** Start **
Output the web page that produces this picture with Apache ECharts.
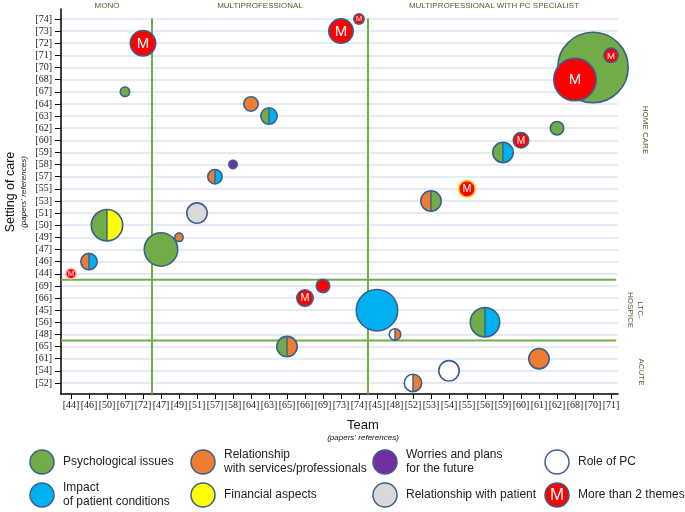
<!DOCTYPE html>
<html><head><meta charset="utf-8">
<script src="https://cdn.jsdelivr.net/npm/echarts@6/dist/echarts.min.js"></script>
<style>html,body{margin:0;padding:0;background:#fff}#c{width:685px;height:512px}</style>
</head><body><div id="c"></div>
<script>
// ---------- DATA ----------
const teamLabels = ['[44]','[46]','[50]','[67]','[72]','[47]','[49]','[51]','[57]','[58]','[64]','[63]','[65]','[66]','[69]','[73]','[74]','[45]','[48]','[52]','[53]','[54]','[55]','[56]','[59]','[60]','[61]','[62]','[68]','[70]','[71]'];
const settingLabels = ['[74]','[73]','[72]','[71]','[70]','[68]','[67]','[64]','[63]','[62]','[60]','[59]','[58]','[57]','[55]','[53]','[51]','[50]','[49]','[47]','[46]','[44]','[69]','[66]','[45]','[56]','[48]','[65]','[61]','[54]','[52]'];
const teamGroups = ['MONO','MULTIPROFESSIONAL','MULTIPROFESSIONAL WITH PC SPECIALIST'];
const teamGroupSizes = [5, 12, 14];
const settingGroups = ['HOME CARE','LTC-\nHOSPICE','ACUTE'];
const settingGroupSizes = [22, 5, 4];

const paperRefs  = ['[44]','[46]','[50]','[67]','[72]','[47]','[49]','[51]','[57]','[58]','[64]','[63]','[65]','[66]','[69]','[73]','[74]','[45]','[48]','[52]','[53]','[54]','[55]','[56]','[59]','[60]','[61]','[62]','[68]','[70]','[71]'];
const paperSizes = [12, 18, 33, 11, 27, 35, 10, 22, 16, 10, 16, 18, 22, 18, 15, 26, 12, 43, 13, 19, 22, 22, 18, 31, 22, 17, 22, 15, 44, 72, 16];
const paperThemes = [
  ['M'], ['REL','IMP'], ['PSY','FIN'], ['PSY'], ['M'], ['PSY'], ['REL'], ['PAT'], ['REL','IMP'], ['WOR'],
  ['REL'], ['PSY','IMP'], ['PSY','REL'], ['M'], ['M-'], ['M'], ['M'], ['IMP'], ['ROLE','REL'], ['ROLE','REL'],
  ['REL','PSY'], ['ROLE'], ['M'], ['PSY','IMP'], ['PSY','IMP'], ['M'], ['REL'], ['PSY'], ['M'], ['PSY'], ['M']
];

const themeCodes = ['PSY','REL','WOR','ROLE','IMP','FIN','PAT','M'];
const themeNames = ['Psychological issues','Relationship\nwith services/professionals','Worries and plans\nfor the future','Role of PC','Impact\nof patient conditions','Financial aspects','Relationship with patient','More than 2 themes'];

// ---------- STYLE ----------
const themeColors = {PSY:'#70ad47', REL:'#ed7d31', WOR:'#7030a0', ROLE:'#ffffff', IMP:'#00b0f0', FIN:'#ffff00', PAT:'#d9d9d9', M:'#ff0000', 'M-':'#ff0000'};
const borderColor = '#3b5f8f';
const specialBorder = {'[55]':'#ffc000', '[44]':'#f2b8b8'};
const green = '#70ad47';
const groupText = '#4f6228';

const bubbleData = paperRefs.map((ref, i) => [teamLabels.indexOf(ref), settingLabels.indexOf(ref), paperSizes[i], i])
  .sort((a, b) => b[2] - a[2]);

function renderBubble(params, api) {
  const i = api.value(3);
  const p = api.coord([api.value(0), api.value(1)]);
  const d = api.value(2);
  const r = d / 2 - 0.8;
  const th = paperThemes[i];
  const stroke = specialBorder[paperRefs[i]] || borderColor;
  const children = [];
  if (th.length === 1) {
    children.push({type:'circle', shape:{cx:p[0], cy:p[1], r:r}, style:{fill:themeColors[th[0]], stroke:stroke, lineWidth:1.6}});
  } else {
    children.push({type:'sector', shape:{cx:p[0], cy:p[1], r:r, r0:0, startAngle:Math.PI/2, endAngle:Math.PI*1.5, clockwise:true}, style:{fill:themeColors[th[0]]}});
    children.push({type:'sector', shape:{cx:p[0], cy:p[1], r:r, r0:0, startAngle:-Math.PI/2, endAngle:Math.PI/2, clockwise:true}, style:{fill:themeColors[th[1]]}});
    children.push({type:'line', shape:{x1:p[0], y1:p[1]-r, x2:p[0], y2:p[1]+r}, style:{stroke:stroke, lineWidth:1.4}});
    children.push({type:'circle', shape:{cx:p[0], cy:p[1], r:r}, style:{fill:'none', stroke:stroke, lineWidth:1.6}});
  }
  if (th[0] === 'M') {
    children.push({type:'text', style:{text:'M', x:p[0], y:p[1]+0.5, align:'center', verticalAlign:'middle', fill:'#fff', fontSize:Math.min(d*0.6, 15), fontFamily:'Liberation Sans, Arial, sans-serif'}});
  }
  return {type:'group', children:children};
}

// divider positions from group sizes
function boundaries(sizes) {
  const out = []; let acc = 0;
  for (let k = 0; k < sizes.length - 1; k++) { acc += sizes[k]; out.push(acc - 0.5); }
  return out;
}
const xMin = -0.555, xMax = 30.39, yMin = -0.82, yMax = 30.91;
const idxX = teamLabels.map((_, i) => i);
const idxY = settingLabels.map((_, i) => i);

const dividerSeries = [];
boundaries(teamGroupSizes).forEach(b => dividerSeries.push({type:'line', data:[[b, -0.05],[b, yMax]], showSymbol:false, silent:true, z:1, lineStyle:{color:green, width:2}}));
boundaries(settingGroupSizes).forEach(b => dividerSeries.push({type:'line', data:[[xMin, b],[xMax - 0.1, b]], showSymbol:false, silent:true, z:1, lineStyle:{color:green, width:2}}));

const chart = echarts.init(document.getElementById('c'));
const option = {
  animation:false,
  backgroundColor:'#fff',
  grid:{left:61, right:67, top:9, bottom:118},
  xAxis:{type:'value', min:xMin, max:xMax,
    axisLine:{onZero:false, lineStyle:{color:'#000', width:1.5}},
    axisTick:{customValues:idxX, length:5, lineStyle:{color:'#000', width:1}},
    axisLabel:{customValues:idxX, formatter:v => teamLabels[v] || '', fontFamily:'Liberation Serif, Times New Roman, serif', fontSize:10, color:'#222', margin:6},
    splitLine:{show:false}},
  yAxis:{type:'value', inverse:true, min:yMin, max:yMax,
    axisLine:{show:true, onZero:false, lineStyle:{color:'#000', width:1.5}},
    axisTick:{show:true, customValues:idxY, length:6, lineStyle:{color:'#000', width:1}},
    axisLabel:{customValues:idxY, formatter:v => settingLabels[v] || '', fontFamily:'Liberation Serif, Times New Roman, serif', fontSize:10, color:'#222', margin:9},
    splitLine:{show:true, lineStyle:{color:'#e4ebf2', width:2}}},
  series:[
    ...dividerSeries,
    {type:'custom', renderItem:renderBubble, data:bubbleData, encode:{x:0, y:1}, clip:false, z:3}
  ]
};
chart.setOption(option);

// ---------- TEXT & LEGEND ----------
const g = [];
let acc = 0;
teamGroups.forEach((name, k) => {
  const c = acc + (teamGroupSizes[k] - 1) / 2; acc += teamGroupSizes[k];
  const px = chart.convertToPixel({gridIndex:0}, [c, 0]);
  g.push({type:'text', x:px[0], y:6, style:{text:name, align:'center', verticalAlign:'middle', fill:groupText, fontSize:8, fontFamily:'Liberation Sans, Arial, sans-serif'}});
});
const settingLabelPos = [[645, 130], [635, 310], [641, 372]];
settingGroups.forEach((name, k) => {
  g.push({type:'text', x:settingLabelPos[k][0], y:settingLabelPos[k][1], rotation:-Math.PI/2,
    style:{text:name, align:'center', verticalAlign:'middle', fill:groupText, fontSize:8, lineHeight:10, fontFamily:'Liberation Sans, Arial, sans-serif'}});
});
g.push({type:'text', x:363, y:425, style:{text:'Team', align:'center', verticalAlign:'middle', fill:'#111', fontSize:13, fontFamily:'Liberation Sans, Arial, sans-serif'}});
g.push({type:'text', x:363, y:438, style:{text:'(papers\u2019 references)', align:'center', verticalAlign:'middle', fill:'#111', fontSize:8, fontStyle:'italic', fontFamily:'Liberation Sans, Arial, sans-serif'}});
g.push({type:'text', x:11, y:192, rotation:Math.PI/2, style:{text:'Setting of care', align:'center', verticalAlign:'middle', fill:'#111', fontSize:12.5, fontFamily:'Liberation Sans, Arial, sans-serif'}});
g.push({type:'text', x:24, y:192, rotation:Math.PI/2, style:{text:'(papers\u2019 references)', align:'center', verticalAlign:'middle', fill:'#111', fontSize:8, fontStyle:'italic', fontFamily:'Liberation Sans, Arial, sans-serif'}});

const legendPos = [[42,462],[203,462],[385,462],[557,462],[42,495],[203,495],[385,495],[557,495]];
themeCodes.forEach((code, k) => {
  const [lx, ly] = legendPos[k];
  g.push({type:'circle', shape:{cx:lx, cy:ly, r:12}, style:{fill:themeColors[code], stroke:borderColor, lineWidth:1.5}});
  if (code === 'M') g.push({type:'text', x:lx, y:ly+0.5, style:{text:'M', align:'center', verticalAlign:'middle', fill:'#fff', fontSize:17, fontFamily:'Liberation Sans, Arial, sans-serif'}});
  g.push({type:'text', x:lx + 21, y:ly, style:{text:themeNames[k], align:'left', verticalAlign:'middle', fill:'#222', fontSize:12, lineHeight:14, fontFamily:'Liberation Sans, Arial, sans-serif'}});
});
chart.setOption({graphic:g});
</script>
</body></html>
** End **
Would you reproduce the lines above, from the very first through the line containing "const settingGroupSizes = [22, 5, 4];", exactly and without the pictures?

Output the web page that produces this picture with Apache ECharts.
<!DOCTYPE html>
<html><head><meta charset="utf-8">
<script src="https://cdn.jsdelivr.net/npm/echarts@6/dist/echarts.min.js"></script>
<style>html,body{margin:0;padding:0;background:#fff}#c{width:685px;height:512px}</style>
</head><body><div id="c"></div>
<script>
// ---------- DATA ----------
const teamLabels = ['[44]','[46]','[50]','[67]','[72]','[47]','[49]','[51]','[57]','[58]','[64]','[63]','[65]','[66]','[69]','[73]','[74]','[45]','[48]','[52]','[53]','[54]','[55]','[56]','[59]','[60]','[61]','[62]','[68]','[70]','[71]'];
const settingLabels = ['[74]','[73]','[72]','[71]','[70]','[68]','[67]','[64]','[63]','[62]','[60]','[59]','[58]','[57]','[55]','[53]','[51]','[50]','[49]','[47]','[46]','[44]','[69]','[66]','[45]','[56]','[48]','[65]','[61]','[54]','[52]'];
const teamGroups = ['MONO','MULTIPROFESSIONAL','MULTIPROFESSIONAL WITH PC SPECIALIST'];
const teamGroupSizes = [5, 12, 14];
const settingGroups = ['HOME CARE','LTC-\nHOSPICE','ACUTE'];
const settingGroupSizes = [22, 5, 4];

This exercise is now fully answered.